Russian President Vladimir Putin’s troops conducted an air strike overnight on the Yavoriv military range, a site 35 kilometres from the border with Poland.

American and Nato troops have in the past used the site, also known as the International Peacekeeping and Security Centre, to train Ukrainian military personnel. The centre has also hosted international Nato drills.

The governor of the Lviv region, Maksym Kozytskyi, said Russian forces fired more than 30 cruise missiles at the site, 30km north-west of the city of Lviv. He said on Telegram that the strikes had killed 35 people and wounded 134.

The attack took the war closer to the border with Poland, an EU and Nato member state, after a senior Russian diplomat warned that Moscow considers foreign shipments of military equipment to Ukraine “legitimate targets”.

Ukrainian MP Lesia Vasylenko, who is on a diplomatic mission in Strasbourg to rally Western powers to offer more support to Ukraine and tighten the economic noose on Russia’s economy, said Mr Putin would not stop in Ukraine.

“This is how far they are pushing now. The Russians are really pushing on the borders and I think it’s going to be very little time before they start attacking Poland,” she told Sky News on Sunday.

The politician said people living close to the Polish border had been awoken by the attack, and were “sending messages saying that they heard tremors in their homes as everything in the night shook.”

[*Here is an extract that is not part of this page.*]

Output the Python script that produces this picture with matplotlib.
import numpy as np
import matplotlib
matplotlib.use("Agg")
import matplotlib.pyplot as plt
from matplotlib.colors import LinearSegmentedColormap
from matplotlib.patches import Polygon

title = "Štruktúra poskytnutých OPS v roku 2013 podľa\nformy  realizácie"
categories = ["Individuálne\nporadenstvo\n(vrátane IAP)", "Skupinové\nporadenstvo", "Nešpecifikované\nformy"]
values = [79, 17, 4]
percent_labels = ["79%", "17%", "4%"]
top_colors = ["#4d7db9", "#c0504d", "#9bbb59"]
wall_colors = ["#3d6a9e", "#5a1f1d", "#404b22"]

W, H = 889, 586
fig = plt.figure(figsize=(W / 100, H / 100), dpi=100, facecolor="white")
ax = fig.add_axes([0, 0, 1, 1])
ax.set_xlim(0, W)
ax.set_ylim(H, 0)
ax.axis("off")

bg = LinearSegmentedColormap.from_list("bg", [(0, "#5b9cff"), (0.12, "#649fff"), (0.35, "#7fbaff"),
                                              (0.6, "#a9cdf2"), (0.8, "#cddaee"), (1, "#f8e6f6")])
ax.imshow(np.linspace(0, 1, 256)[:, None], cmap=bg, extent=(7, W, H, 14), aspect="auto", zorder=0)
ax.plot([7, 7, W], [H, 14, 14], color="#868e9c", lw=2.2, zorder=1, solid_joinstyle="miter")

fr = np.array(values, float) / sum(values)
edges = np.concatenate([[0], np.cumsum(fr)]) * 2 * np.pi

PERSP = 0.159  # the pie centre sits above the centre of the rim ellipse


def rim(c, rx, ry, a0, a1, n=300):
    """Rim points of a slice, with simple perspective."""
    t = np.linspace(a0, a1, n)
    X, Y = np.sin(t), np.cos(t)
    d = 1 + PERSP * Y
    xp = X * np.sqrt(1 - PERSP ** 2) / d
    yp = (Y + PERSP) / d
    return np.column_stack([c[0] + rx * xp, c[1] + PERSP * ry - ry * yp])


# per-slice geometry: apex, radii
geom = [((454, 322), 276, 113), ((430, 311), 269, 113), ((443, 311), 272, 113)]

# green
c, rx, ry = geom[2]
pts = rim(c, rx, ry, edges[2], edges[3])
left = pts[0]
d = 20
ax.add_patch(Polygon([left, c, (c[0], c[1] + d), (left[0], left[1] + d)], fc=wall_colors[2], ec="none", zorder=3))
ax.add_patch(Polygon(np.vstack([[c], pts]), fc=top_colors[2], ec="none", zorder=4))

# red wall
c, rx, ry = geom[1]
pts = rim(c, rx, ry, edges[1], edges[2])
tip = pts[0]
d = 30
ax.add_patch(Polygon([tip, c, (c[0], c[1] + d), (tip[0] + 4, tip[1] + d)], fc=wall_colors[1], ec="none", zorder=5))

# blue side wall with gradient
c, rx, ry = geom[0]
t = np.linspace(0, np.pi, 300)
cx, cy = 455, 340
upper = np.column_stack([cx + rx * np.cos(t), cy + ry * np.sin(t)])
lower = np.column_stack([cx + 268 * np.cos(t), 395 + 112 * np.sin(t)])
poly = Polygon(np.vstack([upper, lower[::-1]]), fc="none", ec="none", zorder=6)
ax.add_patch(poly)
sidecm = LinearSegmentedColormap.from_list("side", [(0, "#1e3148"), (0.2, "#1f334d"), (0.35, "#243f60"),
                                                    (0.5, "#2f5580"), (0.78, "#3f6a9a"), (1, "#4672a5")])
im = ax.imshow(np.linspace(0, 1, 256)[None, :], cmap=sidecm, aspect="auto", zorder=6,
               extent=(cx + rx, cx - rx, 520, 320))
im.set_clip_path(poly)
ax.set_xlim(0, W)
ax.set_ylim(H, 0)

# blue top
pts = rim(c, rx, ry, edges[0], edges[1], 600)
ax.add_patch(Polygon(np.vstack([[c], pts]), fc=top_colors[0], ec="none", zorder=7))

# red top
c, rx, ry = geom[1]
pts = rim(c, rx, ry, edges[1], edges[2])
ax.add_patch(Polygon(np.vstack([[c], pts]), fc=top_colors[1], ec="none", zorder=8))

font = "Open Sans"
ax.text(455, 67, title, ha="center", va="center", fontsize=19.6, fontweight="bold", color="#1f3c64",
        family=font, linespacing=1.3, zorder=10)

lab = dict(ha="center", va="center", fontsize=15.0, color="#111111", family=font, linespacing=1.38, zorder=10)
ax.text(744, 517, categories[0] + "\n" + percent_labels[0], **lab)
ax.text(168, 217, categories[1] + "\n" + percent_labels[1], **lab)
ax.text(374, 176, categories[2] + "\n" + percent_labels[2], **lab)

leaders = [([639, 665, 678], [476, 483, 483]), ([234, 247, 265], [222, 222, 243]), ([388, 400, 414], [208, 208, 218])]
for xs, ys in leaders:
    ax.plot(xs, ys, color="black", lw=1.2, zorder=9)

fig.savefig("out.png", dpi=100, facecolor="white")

Ms Vasylenko is urging the EU to speed up the process to allow Ukraine to join the bloc, and hit out at what she called “half measures” imposed by some western nations against Russia over its invasion of Ukraine.

“Germany, France, the major countries, they are not doing nearly as much as they could be doing,” she said.

Mr Kozytskyi described Russia's latest attack as a “strike by air-to-surface missiles".

Ukraine’s military was able to intercept some Russian missiles launched at the centre in Yavoriv, he said, reiterating calls for the West to enforce a no-fly zone.

Russia has been striking targets in western Ukraine more frequently in recent days, including bombing several airports on Friday. The Russian military also continues to target sites around Ukraine’s capital, Kyiv, and fierce fighting has been reported there.

Russian Deputy Foreign Minister Sergei Ryabkov on Saturday warned that Western convoys of weapons deliveries to Ukraine are “legitimate targets,” stepping up its threats amid a major increase in military supplies to Kyiv’s forces.

The US on Saturday authorised another $200 million (£153 million) in military aid for Ukraine. US Secretary of State Antony Blinken said it would include “further defensive assistance” to help the country “meet the armoured, airborne, and other threats it is facing.”